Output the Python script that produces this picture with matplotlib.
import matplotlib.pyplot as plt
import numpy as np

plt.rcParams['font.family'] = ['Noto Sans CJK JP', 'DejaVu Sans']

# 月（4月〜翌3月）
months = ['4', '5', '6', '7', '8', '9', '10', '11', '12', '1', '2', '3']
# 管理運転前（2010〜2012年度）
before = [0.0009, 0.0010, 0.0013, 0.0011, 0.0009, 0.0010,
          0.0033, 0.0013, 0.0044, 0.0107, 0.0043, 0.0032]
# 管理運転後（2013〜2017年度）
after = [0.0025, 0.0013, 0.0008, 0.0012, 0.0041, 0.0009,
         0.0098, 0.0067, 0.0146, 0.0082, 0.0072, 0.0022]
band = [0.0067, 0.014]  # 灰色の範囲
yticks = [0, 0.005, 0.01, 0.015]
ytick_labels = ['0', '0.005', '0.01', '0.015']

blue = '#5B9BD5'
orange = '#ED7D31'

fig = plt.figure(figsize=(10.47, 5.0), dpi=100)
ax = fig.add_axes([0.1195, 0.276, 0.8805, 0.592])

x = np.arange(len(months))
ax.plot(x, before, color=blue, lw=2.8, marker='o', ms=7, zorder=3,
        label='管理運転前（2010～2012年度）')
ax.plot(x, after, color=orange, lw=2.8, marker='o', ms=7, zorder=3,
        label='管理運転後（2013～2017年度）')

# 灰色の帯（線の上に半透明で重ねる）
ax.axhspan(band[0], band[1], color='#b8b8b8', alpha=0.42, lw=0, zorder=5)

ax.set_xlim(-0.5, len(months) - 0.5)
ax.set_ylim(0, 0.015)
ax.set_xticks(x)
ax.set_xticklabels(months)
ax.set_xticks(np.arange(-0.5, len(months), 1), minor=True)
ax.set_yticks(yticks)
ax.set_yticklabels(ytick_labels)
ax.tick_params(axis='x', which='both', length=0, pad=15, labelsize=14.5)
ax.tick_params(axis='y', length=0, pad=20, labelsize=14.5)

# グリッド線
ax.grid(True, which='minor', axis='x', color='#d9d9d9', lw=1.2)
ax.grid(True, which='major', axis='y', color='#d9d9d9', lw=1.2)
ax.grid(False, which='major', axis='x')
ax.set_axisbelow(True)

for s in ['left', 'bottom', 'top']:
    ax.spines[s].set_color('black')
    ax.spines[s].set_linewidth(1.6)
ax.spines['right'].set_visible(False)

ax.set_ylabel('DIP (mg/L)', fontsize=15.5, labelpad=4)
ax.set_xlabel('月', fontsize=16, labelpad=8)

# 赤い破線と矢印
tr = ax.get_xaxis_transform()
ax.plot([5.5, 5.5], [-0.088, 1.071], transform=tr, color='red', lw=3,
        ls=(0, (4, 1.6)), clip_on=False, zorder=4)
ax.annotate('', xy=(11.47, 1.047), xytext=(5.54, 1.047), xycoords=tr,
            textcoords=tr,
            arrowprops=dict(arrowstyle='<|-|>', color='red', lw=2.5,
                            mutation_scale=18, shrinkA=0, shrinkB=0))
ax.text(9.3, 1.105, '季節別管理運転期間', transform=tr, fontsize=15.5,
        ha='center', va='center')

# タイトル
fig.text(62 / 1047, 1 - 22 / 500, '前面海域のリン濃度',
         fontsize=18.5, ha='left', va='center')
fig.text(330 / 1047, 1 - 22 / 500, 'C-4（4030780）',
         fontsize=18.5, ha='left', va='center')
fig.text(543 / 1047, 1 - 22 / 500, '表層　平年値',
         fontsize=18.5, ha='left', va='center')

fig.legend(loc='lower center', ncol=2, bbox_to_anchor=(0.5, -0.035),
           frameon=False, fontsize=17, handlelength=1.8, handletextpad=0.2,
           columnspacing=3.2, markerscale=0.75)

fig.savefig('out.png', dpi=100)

= = = = = = =

> [YOUR TASK]: Go through the listing above and restate it word for word.

> [WORKED SOLUTION]:
Output the Python script that produces this picture with matplotlib.
import matplotlib.pyplot as plt
import numpy as np

plt.rcParams['font.family'] = ['Noto Sans CJK JP', 'DejaVu Sans']

# 月（4月〜翌3月）
months = ['4', '5', '6', '7', '8', '9', '10', '11', '12', '1', '2', '3']
# 管理運転前（2010〜2012年度）
before = [0.0009, 0.0010, 0.0013, 0.0011, 0.0009, 0.0010,
          0.0033, 0.0013, 0.0044, 0.0107, 0.0043, 0.0032]
# 管理運転後（2013〜2017年度）
after = [0.0025, 0.0013, 0.0008, 0.0012, 0.0041, 0.0009,
         0.0098, 0.0067, 0.0146, 0.0082, 0.0072, 0.0022]
band = [0.0067, 0.014]  # 灰色の範囲
yticks = [0, 0.005, 0.01, 0.015]
ytick_labels = ['0', '0.005', '0.01', '0.015']

blue = '#5B9BD5'
orange = '#ED7D31'

fig = plt.figure(figsize=(10.47, 5.0), dpi=100)
ax = fig.add_axes([0.1195, 0.276, 0.8805, 0.592])

x = np.arange(len(months))
ax.plot(x, before, color=blue, lw=2.8, marker='o', ms=7, zorder=3,
        label='管理運転前（2010～2012年度）')
ax.plot(x, after, color=orange, lw=2.8, marker='o', ms=7, zorder=3,
        label='管理運転後（2013～2017年度）')

# 灰色の帯（線の上に半透明で重ねる）
ax.axhspan(band[0], band[1], color='#b8b8b8', alpha=0.42, lw=0, zorder=5)

ax.set_xlim(-0.5, len(months) - 0.5)
ax.set_ylim(0, 0.015)
ax.set_xticks(x)
ax.set_xticklabels(months)
ax.set_xticks(np.arange(-0.5, len(months), 1), minor=True)
ax.set_yticks(yticks)
ax.set_yticklabels(ytick_labels)
ax.tick_params(axis='x', which='both', length=0, pad=15, labelsize=14.5)
ax.tick_params(axis='y', length=0, pad=20, labelsize=14.5)

# グリッド線
ax.grid(True, which='minor', axis='x', color='#d9d9d9', lw=1.2)
ax.grid(True, which='major', axis='y', color='#d9d9d9', lw=1.2)
ax.grid(False, which='major', axis='x')
ax.set_axisbelow(True)

for s in ['left', 'bottom', 'top']:
    ax.spines[s].set_color('black')
    ax.spines[s].set_linewidth(1.6)
ax.spines['right'].set_visible(False)

ax.set_ylabel('DIP (mg/L)', fontsize=15.5, labelpad=4)
ax.set_xlabel('月', fontsize=16, labelpad=8)

# 赤い破線と矢印
tr = ax.get_xaxis_transform()
ax.plot([5.5, 5.5], [-0.088, 1.071], transform=tr, color='red', lw=3,
        ls=(0, (4, 1.6)), clip_on=False, zorder=4)
ax.annotate('', xy=(11.47, 1.047), xytext=(5.54, 1.047), xycoords=tr,
            textcoords=tr,
            arrowprops=dict(arrowstyle='<|-|>', color='red', lw=2.5,
                            mutation_scale=18, shrinkA=0, shrinkB=0))
ax.text(9.3, 1.105, '季節別管理運転期間', transform=tr, fontsize=15.5,
        ha='center', va='center')

# タイトル
fig.text(62 / 1047, 1 - 22 / 500, '前面海域のリン濃度',
         fontsize=18.5, ha='left', va='center')
fig.text(330 / 1047, 1 - 22 / 500, 'C-4（4030780）',
         fontsize=18.5, ha='left', va='center')
fig.text(543 / 1047, 1 - 22 / 500, '表層　平年値',
         fontsize=18.5, ha='left', va='center')

fig.legend(loc='lower center', ncol=2, bbox_to_anchor=(0.5, -0.035),
           frameon=False, fontsize=17, handlelength=1.8, handletextpad=0.2,
           columnspacing=3.2, markerscale=0.75)

fig.savefig('out.png', dpi=100)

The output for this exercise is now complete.